Placemaking: This refers to the ways in which our experiences lead us to our conceptions of a place.

Place-Based Instruction: An immersive learning experience that places students in local heritage, cultures, landscapes, opportunities and experiences, and incorporates this study across the curriculum, often resulting in social change.

Critical Pedagogy: A teaching approach which attempts to help students question and challenge domination, and the beliefs and practices that contribute to the oppression of others through an imbalance of power.

Culturally Relevant Instruction: A theory that informs instructional practice focusing on academic achievement, cultural competence and sociopolitical consciousness.

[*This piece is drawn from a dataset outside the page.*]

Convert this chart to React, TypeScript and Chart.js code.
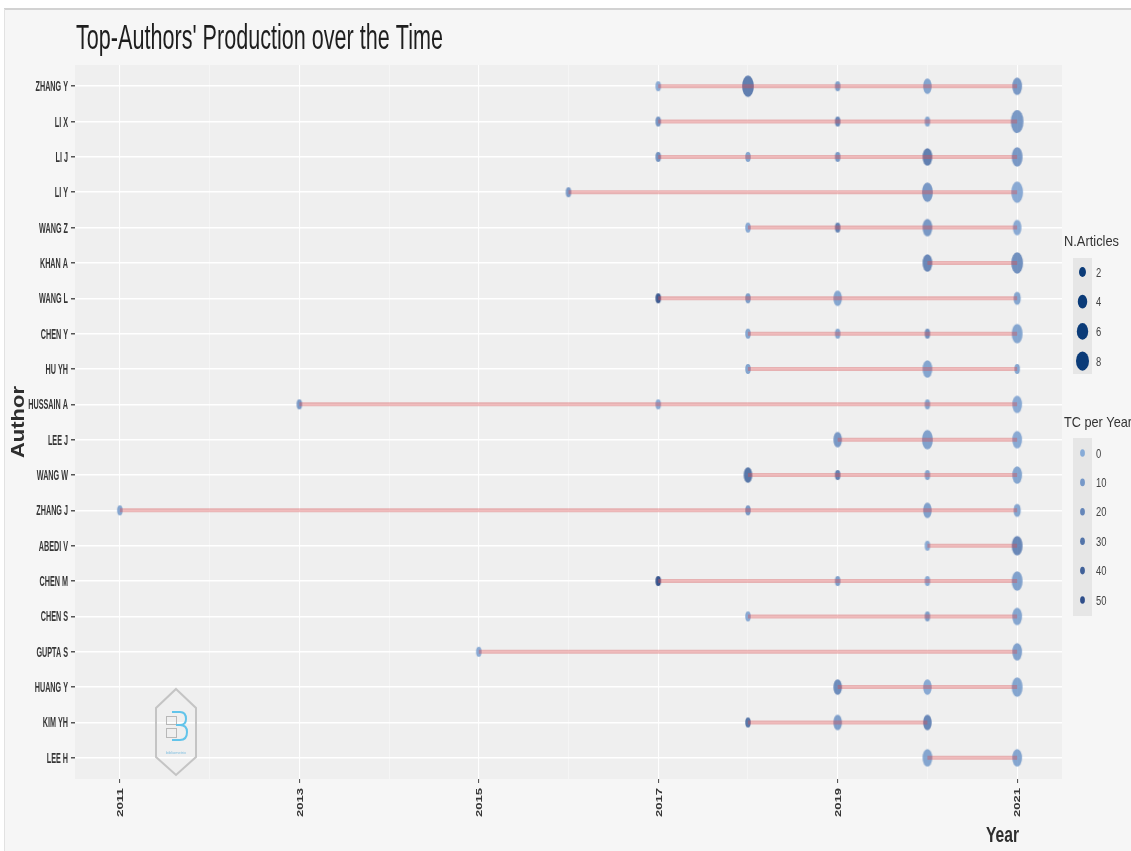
import React, { useEffect, useRef } from "react";
import { Chart, registerables } from "chart.js";

Chart.register(...registerables);

const authors = [
  "ZHANG Y", "LI X", "LI J", "LI Y", "WANG Z", "KHAN A", "WANG L", "CHEN Y", "HU YH", "HUSSAIN A",
  "LEE J", "WANG W", "ZHANG J", "ABEDI V", "CHEN M", "CHEN S", "GUPTA S", "HUANG Y", "KIM YH", "LEE H",
];

const years: number[][] = [
  [2017, 2018, 2019, 2020, 2021],
  [2017, 2019, 2020, 2021],
  [2017, 2018, 2019, 2020, 2021],
  [2016, 2020, 2021],
  [2018, 2019, 2020, 2021],
  [2020, 2021],
  [2017, 2018, 2019, 2021],
  [2018, 2019, 2020, 2021],
  [2018, 2020, 2021],
  [2013, 2017, 2020, 2021],
  [2019, 2020, 2021],
  [2018, 2019, 2020, 2021],
  [2011, 2018, 2020, 2021],
  [2020, 2021],
  [2017, 2019, 2020, 2021],
  [2018, 2020, 2021],
  [2015, 2021],
  [2019, 2020, 2021],
  [2018, 2019, 2020],
  [2020, 2021],
];

const articles: number[][] = [
  [1, 6, 1, 3, 4],
  [1, 1, 1, 7],
  [1, 1, 1, 4, 5],
  [1, 5, 6],
  [1, 1, 4, 3],
  [4, 6],
  [1, 1, 3, 2],
  [1, 1, 1, 5],
  [1, 4, 1],
  [1, 1, 1, 4],
  [3, 5, 4],
  [3, 1, 1, 4],
  [1, 1, 3, 2],
  [1, 5],
  [1, 1, 1, 5],
  [1, 1, 4],
  [1, 4],
  [3, 3, 5],
  [1, 3, 3],
  [4, 4],
];

const tcPerYear: number[][] = [
  [5, 30, 12, 8, 15],
  [18, 25, 8, 15],
  [20, 8, 15, 30, 15],
  [15, 15, 5],
  [5, 28, 15, 5],
  [25, 20],
  [52, 12, 8, 8],
  [8, 8, 20, 8],
  [8, 8, 8],
  [15, 5, 8, 5],
  [15, 10, 5],
  [35, 30, 8, 8],
  [8, 15, 10, 8],
  [5, 25],
  [55, 12, 5, 10],
  [5, 12, 8],
  [5, 10],
  [22, 5, 8],
  [35, 12, 25],
  [8, 8],
];

const xTickYears = [2011, 2012, 2013, 2014, 2015, 2016, 2017, 2018, 2019, 2020, 2021];
const sizeBreaks = [2, 4, 6, 8];
const tcBreaks = [0, 10, 20, 30, 40, 50];

const FONT = "'Liberation Sans', Arial, sans-serif";
const LOW = [118, 160, 212];
const HIGH = [4, 40, 112];

function tcColor(tc: number, alpha: number) {
  const t = Math.max(0, Math.min(1, tc / 55));
  const c = LOW.map((l, k) => Math.round(l + (HIGH[k] - l) * t));
  return `rgba(${c[0]},${c[1]},${c[2]},${alpha})`;
}

function ellipseH(n: number) {
  return Math.sqrt(28.5 + 71.5 * n);
}

function makeEllipse(h: number, w: number, color: string) {
  const c = document.createElement("canvas");
  c.width = Math.ceil(w) + 2;
  c.height = Math.ceil(h) + 2;
  const g = c.getContext("2d")!;
  g.fillStyle = color;
  g.beginPath();
  g.ellipse(c.width / 2, c.height / 2, w / 2, h / 2, 0, 0, Math.PI * 2);
  g.fill();
  return c;
}

function txt(
  ctx: CanvasRenderingContext2D,
  s: string,
  x: number,
  y: number,
  o: { cap: number; weight?: string; color: string; sx?: number; width?: number; align?: CanvasTextAlign; rot?: number }
) {
  ctx.save();
  const size = o.cap / 0.716;
  ctx.font = `${o.weight || "normal"} ${size}px ${FONT}`;
  let sx = o.sx ?? 1;
  if (o.width) sx = o.width / ctx.measureText(s).width;
  ctx.translate(x, y);
  if (o.rot) ctx.rotate(o.rot);
  ctx.scale(sx, 1);
  ctx.textAlign = o.align || "left";
  ctx.textBaseline = "alphabetic";
  ctx.fillStyle = o.color;
  ctx.fillText(s, 0, 0);
  ctx.restore();
}

const decorPlugin = {
  id: "decor",
  beforeDraw(chart: any) {
    const ctx = chart.ctx as CanvasRenderingContext2D;
    const { left, right, top, bottom } = chart.chartArea;
    ctx.save();
    ctx.fillStyle = "#ffffff";
    ctx.fillRect(0, 0, chart.width, chart.height);
    ctx.fillStyle = "#f6f6f6";
    ctx.fillRect(4, 9, chart.width - 4, chart.height - 9);
    ctx.strokeStyle = "#d2d2d2";
    ctx.lineWidth = 2;
    ctx.beginPath();
    ctx.moveTo(4, 9);
    ctx.lineTo(chart.width, 9);
    ctx.stroke();
    ctx.strokeStyle = "#e2e2e2";
    ctx.lineWidth = 1;
    ctx.beginPath();
    ctx.moveTo(4.5, 9);
    ctx.lineTo(4.5, chart.height);
    ctx.stroke();
    ctx.fillStyle = "#efefef";
    ctx.fillRect(left, top, right - left, bottom - top);
    ctx.restore();
  },
  afterDatasetsDraw(chart: any) {
    // logo
    const ctx = chart.ctx as CanvasRenderingContext2D;
    ctx.save();
    ctx.strokeStyle = "#c4c4c4";
    ctx.lineWidth = 2;
    ctx.beginPath();
    ctx.moveTo(176, 689);
    ctx.lineTo(196, 708);
    ctx.lineTo(196, 757);
    ctx.lineTo(176, 775);
    ctx.lineTo(156, 757);
    ctx.lineTo(156, 708);
    ctx.closePath();
    ctx.stroke();
    ctx.strokeStyle = "#b8b8b8";
    ctx.lineWidth = 1;
    ctx.strokeRect(166.5, 716.5, 10, 8);
    ctx.strokeRect(166.5, 728.5, 10, 9);
    ctx.strokeStyle = "#62c4ea";
    ctx.lineWidth = 2;
    ctx.beginPath();
    ctx.moveTo(172, 712);
    ctx.lineTo(180, 712);
    ctx.quadraticCurveTo(186, 712, 186, 719);
    ctx.quadraticCurveTo(186, 725, 180, 725);
    ctx.lineTo(176, 725);
    ctx.moveTo(180, 725);
    ctx.quadraticCurveTo(187, 725, 187, 732);
    ctx.quadraticCurveTo(187, 740, 180, 740);
    ctx.lineTo(172, 740);
    ctx.stroke();
    ctx.restore();
    txt(ctx, "bibliometrix", 176, 754, { cap: 3, color: "#7fbfe0", width: 20, align: "center" });
  },
  afterDraw(chart: any) {
    const ctx = chart.ctx as CanvasRenderingContext2D;
    const xs = chart.scales.x;
    const ys = chart.scales.y;
    const { top, bottom } = chart.chartArea;

    // title
    txt(ctx, "Top-Authors' Production over the Time", 76, 49, { cap: 25, color: "#1e1e1e", width: 367 });

    // y tick labels
    ctx.save();
    ctx.font = `bold ${10 / 0.716}px ${FONT}`;
    const sxY = 32.5 / ctx.measureText("ZHANG Y").width;
    ctx.restore();
    authors.forEach((a, i) => {
      const py = ys.getPixelForValue(i);
      txt(ctx, a, 68, py + 5, { cap: 10, weight: "bold", color: "#363636", sx: sxY, align: "right" });
    });

    // x tick labels
    xTickYears.forEach((yr) => {
      if (yr % 2 !== 1) return;
      const px = xs.getPixelForValue(yr);
      txt(ctx, String(yr), px + 3.3, bottom + 9, {
        cap: 6.6, weight: "bold", color: "#363636", width: 29, align: "right", rot: -Math.PI / 2,
      });
    });

    // axis titles
    txt(ctx, "Year", 1019, 842, { cap: 16, weight: "bold", color: "#2e2e2e", width: 33, align: "right" });
    txt(ctx, "Author", 23.5, (top + bottom) / 2, {
      cap: 13, weight: "bold", color: "#2e2e2e", width: 72, align: "center", rot: -Math.PI / 2,
    });

    // legend: N.Articles
    txt(ctx, "N.Articles", 1064, 246, { cap: 10, color: "#333333", width: 55 });
    ctx.save();
    ctx.fillStyle = "#e6e6e6";
    ctx.fillRect(1073, 258, 19, 116);
    ctx.restore();
    sizeBreaks.forEach((n, i) => {
      const cy = 272 + i * 29.7;
      const h = ellipseH(n) * 0.78;
      const w = h * 0.68;
      ctx.save();
      ctx.fillStyle = "#0b3b78";
      ctx.beginPath();
      ctx.ellipse(1082.5, cy, w / 2, h / 2, 0, 0, Math.PI * 2);
      ctx.fill();
      ctx.restore();
      txt(ctx, String(n), 1096, cy + 4.5, { cap: 9, color: "#444444", sx: 0.75 });
    });

    // legend: TC per Year
    txt(ctx, "TC per Year", 1064, 427, { cap: 10, color: "#333333", width: 68 });
    ctx.save();
    ctx.fillStyle = "#e6e6e6";
    ctx.fillRect(1073, 438, 19, 178);
    ctx.restore();
    tcBreaks.forEach((t, i) => {
      const cy = 453 + i * 29.4;
      ctx.save();
      ctx.fillStyle = tcColor(t, 0.85);
      ctx.beginPath();
      ctx.ellipse(1082.5, cy, 2.4, 3.8, 0, 0, Math.PI * 2);
      ctx.fill();
      ctx.restore();
      txt(ctx, String(t), 1096, cy + 4.5, { cap: 9, color: "#444444", sx: 0.75 });
    });
  },
};

export default function App() {
  const ref = useRef<HTMLCanvasElement | null>(null);

  useEffect(() => {
    if (!ref.current) return;
    const pointData: { x: number; y: number }[] = [];
    const pointImgs: HTMLCanvasElement[] = [];
    authors.forEach((_, i) => {
      years[i].forEach((yr, j) => {
        pointData.push({ x: yr, y: i });
        const h = ellipseH(articles[i][j]);
        pointImgs.push(makeEllipse(h, h * 0.55, tcColor(tcPerYear[i][j], 0.78)));
      });
    });

    const lineSets = authors.map((a, i) => ({
      label: a,
      data: [
        { x: Math.min(...years[i]), y: i },
        { x: Math.max(...years[i]), y: i },
      ],
      showLine: true,
      borderColor: "rgba(215,75,80,0.38)",
      borderWidth: 4,
      borderCapStyle: "butt",
      pointRadius: 0,
      order: 1,
    }));

    const isOdd = (c: any) => c.tick && Math.round(c.tick.value) % 2 === 1;

    const chart = new Chart(ref.current, {
      type: "scatter",
      data: {
        datasets: [
          {
            label: "points",
            data: pointData,
            pointStyle: (c: any) => pointImgs[c.dataIndex],
            pointRadius: 6,
            order: 2,
          } as any,
          ...(lineSets as any[]),
        ],
      },
      plugins: [decorPlugin as any],
      options: {
        animation: false,
        responsive: false,
        devicePixelRatio: 1,
        layout: { padding: { top: 65, right: 69, left: 0, bottom: 0 } },
        plugins: { legend: { display: false }, tooltip: { enabled: false }, title: { display: false } },
        scales: {
          x: {
            type: "linear",
            min: 2010.5,
            max: 2021.5,
            afterBuildTicks: (s: any) => {
              s.ticks = xTickYears.map((v) => ({ value: v }));
            },
            afterFit: (s: any) => {
              s.height = 72;
            },
            ticks: { autoSkip: false, callback: () => "", maxRotation: 0 },
            grid: {
              color: (c: any) => (isOdd(c) ? "rgba(255,255,255,0.9)" : "rgba(255,255,255,0.55)"),
              lineWidth: (c: any) => (isOdd(c) ? 1.1 : 0.7),
              tickColor: (c: any) => (isOdd(c) ? "#555555" : "rgba(0,0,0,0)"),
              tickLength: 4,
            },
            border: { display: false },
          },
          y: {
            type: "linear",
            reverse: true,
            min: -0.6,
            max: 19.6,
            afterBuildTicks: (s: any) => {
              s.ticks = authors.map((_, i) => ({ value: i }));
            },
            afterFit: (s: any) => {
              s.width = 75;
            },
            ticks: { autoSkip: false, callback: () => "" },
            grid: { color: "#ffffff", lineWidth: 1.5, tickColor: "#555555", tickLength: 4 },
            border: { display: false },
          },
        },
      } as any,
    });
    return () => chart.destroy();
  }, []);

  return (
    <div style={{ position: "fixed", left: 0, top: 0, width: 1131, height: 851, background: "#ffffff" }}>
      <canvas ref={ref} width={1131} height={851} style={{ display: "block", width: 1131, height: 851 }} />
    </div>
  );
}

Multiple Literacies: A broader view of literacy, also referred to as “new literacies” or “multiliteracies.” These multiliteracies include linguistic, visual, audio, spatial, and gestural ways of meaning-making.

Artifactual Literacies: A theory of recognizing the role of artifacts in the narratives of students’ lives and inviting those into the classroom.

Community: A physical or representational space whereby members engage in activities based on shared interests.

Participatory Literacies: An approach to learning, texts are used as part of a mix of that includes magazine articles, student-generated materials, hypermedia productions, visuals, which students use, create, and collaborate on for larger audiences.